Short task: Copy out exactly the lines from the one holding "Output the web" through the one holding "var chart = echarts.init(document.getElementById('chart'))", ends included; omit images.

===== Supplied material =====

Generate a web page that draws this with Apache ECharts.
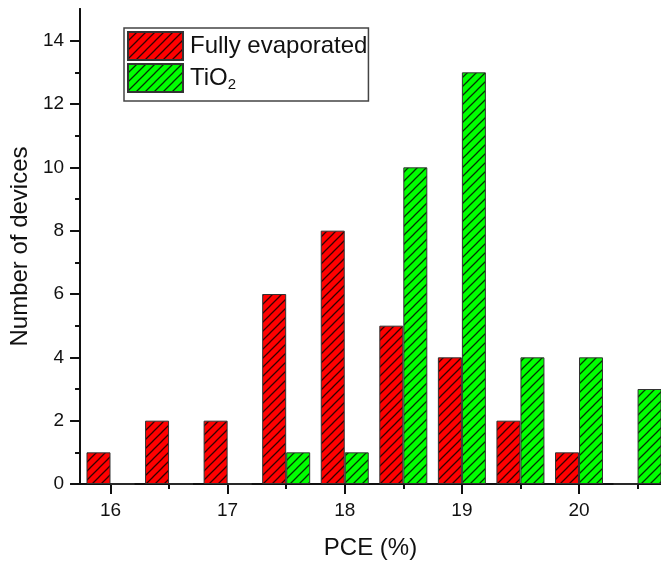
<!DOCTYPE html>
<html>
<head>
<meta charset="utf-8">
<script src="https://cdn.jsdelivr.net/npm/echarts@6/dist/echarts.min.js"></script>
<style>
  html, body { margin: 0; padding: 0; background: #fff; }
  #chart { width: 661px; height: 566px; }
</style>
</head>
<body>
<div id="chart"></div>
<script>
// PCE histogram: bin centres (%) and device counts per bin
const binCenters = [16, 16.5, 17, 17.5, 18, 18.5, 19, 19.5, 20, 20.5];
const fullyEvaporated = [1, 2, 2, 6, 8, 5, 4, 2, 1, 0];
const tio2 = [0, 0, 0, 1, 1, 10, 13, 4, 4, 3];

const xMajorTicks = [16, 17, 18, 19, 20];
const xMinorTicks = [16.5, 17.5, 18.5, 19.5, 20.5];
const yMajorTicks = [0, 2, 4, 6, 8, 10, 12, 14];
const yMinorTicks = [1, 3, 5, 7, 9, 11, 13];

const seriesNames = ['Fully evaporated', 'TiO2'];

// diagonal hatch fill on a solid colour
function hatch(fill) {
  const s = 9;
  const c = document.createElement('canvas');
  c.width = s; c.height = s;
  const g = c.getContext('2d');
  g.fillStyle = fill;
  g.fillRect(0, 0, s, s);
  g.strokeStyle = 'rgba(0,0,0,0.8)';
  g.lineWidth = 1.3;
  g.beginPath();
  g.moveTo(-1, s + 1); g.lineTo(s + 1, -1);
  g.moveTo(-2, 2); g.lineTo(2, -2);
  g.moveTo(s - 2, s + 2); g.lineTo(s + 2, s - 2);
  g.stroke();
  return { image: c, repeat: 'repeat' };
}

const FONT = 'Liberation Sans, Arial, sans-serif';
const INK = '#111';

const xMin = 15.74, xMax = 20.70;
const yMin = 0, yMax = 15;

const chart = echarts.init(document.getElementById('chart'), null, { renderer: 'canvas' });

const baseX = {
  type: 'value', min: xMin, max: xMax, position: 'bottom',
  splitLine: { show: false },
  axisLine: { show: true, onZero: false, lineStyle: { color: INK, width: 2 } }
};
const baseY = {
  type: 'value', min: yMin, max: yMax, position: 'left',
  splitLine: { show: false },
  axisLine: { show: true, onZero: false, lineStyle: { color: INK, width: 2 } }
};

chart.setOption({
  animation: false,
  backgroundColor: '#fff',
  textStyle: { fontFamily: FONT },
  grid: { left: 78, right: 0, top: 9, bottom: 82, containLabel: false },
  legend: {
    orient: 'vertical',
    left: 124, top: 28,
    width: 240,
    backgroundColor: '#fff',
    borderColor: '#444', borderWidth: 1.5,
    padding: [3, 1, 8, 3],
    itemWidth: 55, itemHeight: 28, itemGap: 2,
    icon: 'rect',
    selectedMode: false,
    data: seriesNames,
    textStyle: {
      fontFamily: FONT, fontSize: 24, color: INK, padding: [0, 0, 0, 2],
      rich: { sub: { fontFamily: FONT, fontSize: 15, color: INK, verticalAlign: 'bottom', padding: [13, 0, 0, 0] } }
    },
    formatter: n => n === 'TiO2' ? 'TiO{sub|2}' : n
  },
  xAxis: [
    Object.assign({}, baseX, {
      name: 'PCE (%)', nameLocation: 'middle', nameGap: 52,
      nameTextStyle: { fontFamily: FONT, fontSize: 24, color: INK },
      axisTick: { show: true, inside: false, length: 10, customValues: xMajorTicks, lineStyle: { color: INK, width: 2 } },
      axisLabel: { show: true, margin: 17, customValues: xMajorTicks, fontFamily: FONT, fontSize: 19, color: INK }
    }),
    Object.assign({}, baseX, {
      axisTick: { show: true, inside: false, length: 5, customValues: xMinorTicks, lineStyle: { color: INK, width: 2 } },
      axisLabel: { show: false }
    })
  ],
  yAxis: [
    Object.assign({}, baseY, {
      name: 'Number of devices', nameLocation: 'middle', nameGap: 43,
      nameTextStyle: { fontFamily: FONT, fontSize: 24, color: INK },
      axisTick: { show: true, inside: false, length: 10, customValues: yMajorTicks, lineStyle: { color: INK, width: 2 } },
      axisLabel: { show: true, margin: 16, customValues: yMajorTicks, fontFamily: FONT, fontSize: 19, color: INK }
    }),
    Object.assign({}, baseY, {
      axisTick: { show: true, inside: false, length: 5, customValues: yMinorTicks, lineStyle: { color: INK, width: 2 } },
      axisLabel: { show: false }
    })
  ],
  series: [
    {
      name: seriesNames[0], type: 'bar', xAxisIndex: 0, yAxisIndex: 0,
      barWidth: 24, barGap: '0%',
      itemStyle: { color: hatch('#ff0000'), borderColor: '#333', borderWidth: 1 },
      data: binCenters.map((x, i) => [x, fullyEvaporated[i]])
    },
    {
      name: seriesNames[1], type: 'bar', xAxisIndex: 0, yAxisIndex: 0,
      barWidth: 24, barGap: '0%',
      itemStyle: { color: hatch('#00ff00'), borderColor: '#333', borderWidth: 1 },
      data: binCenters.map((x, i) => [x, tio2[i]])
    }
  ]
});
</script>
</body>
</html>
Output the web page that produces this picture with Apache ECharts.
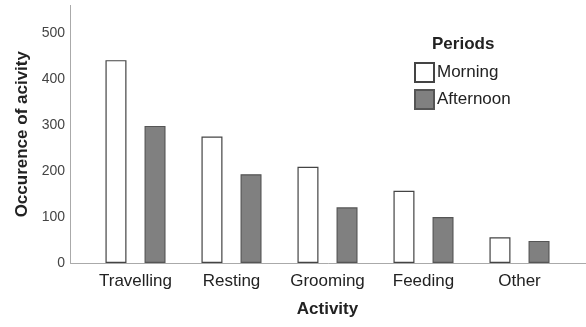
<!DOCTYPE html>
<html>
<head>
<meta charset="utf-8">
<script src="https://cdn.jsdelivr.net/npm/echarts@6/dist/echarts.min.js"></script>
<style>
  html, body { margin: 0; padding: 0; background: #fff; }
  #chart { width: 586px; height: 327px; }
</style>
</head>
<body>
<div id="chart"></div>
<script>
var categories = ['Travelling', 'Resting', 'Grooming', 'Feeding', 'Other']
var morning = [441, 275, 209, 157, 56]
var afternoon = [298, 193, 121, 100, 48]
var yMin = 0
var yMax = 560
var yStep = 100

var font = 'Liberation Sans, Arial, sans-serif'
var chart = echarts.init(document.getElementById('chart'))

var option = {
  animation: false,
  textStyle: { fontFamily: font },
  title: {
    text: 'Periods',
    left: 432,
    top: 36,
    padding: 0,
    textStyle: { fontFamily: font, fontSize: 17, fontWeight: 'bold', color: '#222' }
  },
  legend: {
    data: ['Morning', 'Afternoon'],
    orient: 'vertical',
    left: 414,
    top: 62,
    padding: 0,
    itemWidth: 19,
    itemHeight: 19,
    itemGap: 6,
    icon: 'rect',
    textStyle: { fontFamily: font, fontSize: 17, color: '#222', padding: [0, 0, 0, -2] }
  },
  grid: [
    // bars sit in this one
    { left: 87.5, right: 18.5, top: 5.4, bottom: 64 },
    // axis frame, wider than the bar area
    { left: 70.5, right: 0, top: 5.4, bottom: 64 }
  ],
  xAxis: [
    {
      type: 'category',
      gridIndex: 0,
      data: categories,
      axisLine: { show: false },
      axisTick: { show: false },
      axisLabel: { fontFamily: font, fontSize: 17, color: '#222', margin: 10, interval: 0 },
      name: 'Activity',
      nameLocation: 'middle',
      nameGap: 38,
      nameTextStyle: { fontFamily: font, fontSize: 17, fontWeight: 'bold', color: '#222' }
    },
    {
      type: 'value',
      gridIndex: 1,
      min: 0,
      max: 1,
      axisLine: { show: true, lineStyle: { color: '#aaa', width: 1 } },
      axisTick: { show: false },
      axisLabel: { show: false },
      splitLine: { show: false }
    }
  ],
  yAxis: [
    {
      type: 'value',
      gridIndex: 0,
      min: yMin,
      max: yMax,
      show: false
    },
    {
      type: 'value',
      gridIndex: 1,
      min: yMin,
      max: yMax,
      interval: yStep,
      axisLine: { show: true, lineStyle: { color: '#aaa', width: 1 } },
      axisTick: { show: false },
      splitLine: { show: false },
      axisLabel: { fontFamily: font, fontSize: 14, color: '#444', margin: 5.5, showMaxLabel: false },
      name: 'Occurence of acivity',
      nameLocation: 'middle',
      nameGap: 40,
      nameTextStyle: { fontFamily: font, fontSize: 17, fontWeight: 'bold', color: '#222' }
    }
  ],
  series: [
    {
      name: 'Morning',
      type: 'bar',
      xAxisIndex: 0,
      yAxisIndex: 0,
      data: morning,
      barWidth: 21,
      barGap: '86%',
      itemStyle: { color: '#fff', borderColor: '#444', borderWidth: 1.2 }
    },
    {
      name: 'Afternoon',
      type: 'bar',
      xAxisIndex: 0,
      yAxisIndex: 0,
      data: afternoon,
      barWidth: 21,
      itemStyle: { color: '#808080', borderColor: '#555', borderWidth: 1.2 }
    }
  ]
}

chart.setOption(option)
</script>
</body>
</html>
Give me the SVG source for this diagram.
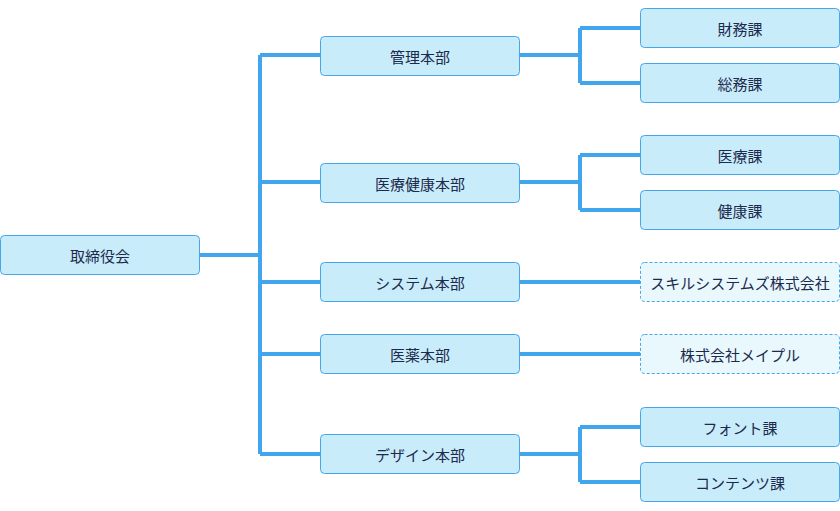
<svg xmlns="http://www.w3.org/2000/svg" width="840" height="511" viewBox="0 0 840 511">
<style>
.n rect{fill:#c9ecfb;stroke:#45a6ea;stroke-width:1}
.d rect{fill:#e9f8fd;stroke:#45a6ea;stroke-width:1;stroke-dasharray:3 2}
text{font-family:"Noto Sans CJK JP",sans-serif;font-size:15px;fill:#1c2a4c;text-anchor:middle;dominant-baseline:central}
#c path{fill:none;stroke:#42a6ee;stroke-width:4}
</style>
<rect width="840" height="511" fill="#fff"/>
<g id="c">
<path d="M199 255H260M260 55V454M260 55H320M260 182H320M260 282H320M260 354H320M260 454H320"/>
<path d="M519 55H580M580 28V83M580 28H640M580 83H640"/>
<path d="M519 182H580M580 155V210M580 155H640M580 210H640"/>
<path d="M519 282H640M519 354H640"/>
<path d="M519 454H580M580 427V482M580 427H640M580 482H640"/>
</g>
<g id="root" class="n"><rect x="0.5" y="235.5" width="199" height="39" rx="4"/><text x="100" y="255">取締役会</text></g>
<g id="kanri" class="n"><rect x="320.5" y="36.5" width="199" height="39" rx="4"/><text x="420" y="56">管理本部</text></g>
<g id="iryo" class="n"><rect x="320.5" y="163.5" width="199" height="39" rx="4"/><text x="420" y="183">医療健康本部</text></g>
<g id="system" class="n"><rect x="320.5" y="262.5" width="199" height="39" rx="4"/><text x="420" y="282">システム本部</text></g>
<g id="iyaku" class="n"><rect x="320.5" y="334.5" width="199" height="39" rx="4"/><text x="420" y="354">医薬本部</text></g>
<g id="design" class="n"><rect x="320.5" y="434.5" width="199" height="39" rx="4"/><text x="420" y="454">デザイン本部</text></g>
<g id="zaimu" class="n"><rect x="640.5" y="8.5" width="199" height="39" rx="4"/><text x="740" y="28">財務課</text></g>
<g id="somu" class="n"><rect x="640.5" y="63.5" width="199" height="39" rx="4"/><text x="740" y="83">総務課</text></g>
<g id="iryoka" class="n"><rect x="640.5" y="135.5" width="199" height="39" rx="4"/><text x="740" y="155">医療課</text></g>
<g id="kenko" class="n"><rect x="640.5" y="190.5" width="199" height="39" rx="4"/><text x="740" y="210">健康課</text></g>
<g id="skill" class="d"><rect x="640.5" y="262.5" width="199" height="39" rx="4"/><text x="740" y="282">スキルシステムズ株式会社</text></g>
<g id="maple" class="d"><rect x="640.5" y="334.5" width="199" height="39" rx="4"/><text x="740" y="354">株式会社メイプル</text></g>
<g id="font" class="n"><rect x="640.5" y="407.5" width="199" height="39" rx="4"/><text x="740" y="427">フォント課</text></g>
<g id="content" class="n"><rect x="640.5" y="462.5" width="199" height="39" rx="4"/><text x="740" y="482">コンテンツ課</text></g>
</svg>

=====

Answer in full:
Output the web page that produces this picture with Apache ECharts.
<!DOCTYPE html>
<html>
<head>
<meta charset="utf-8">
<script src="https://cdn.jsdelivr.net/npm/echarts@6/dist/echarts.min.js"></script>
<style>
  html, body { margin: 0; padding: 0; background: #fff; }
  #chart { width: 586px; height: 327px; }
</style>
</head>
<body>
<div id="chart"></div>
<script>
var categories = ['Travelling', 'Resting', 'Grooming', 'Feeding', 'Other']
var morning = [441, 275, 209, 157, 56]
var afternoon = [298, 193, 121, 100, 48]
var yMin = 0
var yMax = 560
var yStep = 100

var font = 'Liberation Sans, Arial, sans-serif'
var chart = echarts.init(document.getElementById('chart'))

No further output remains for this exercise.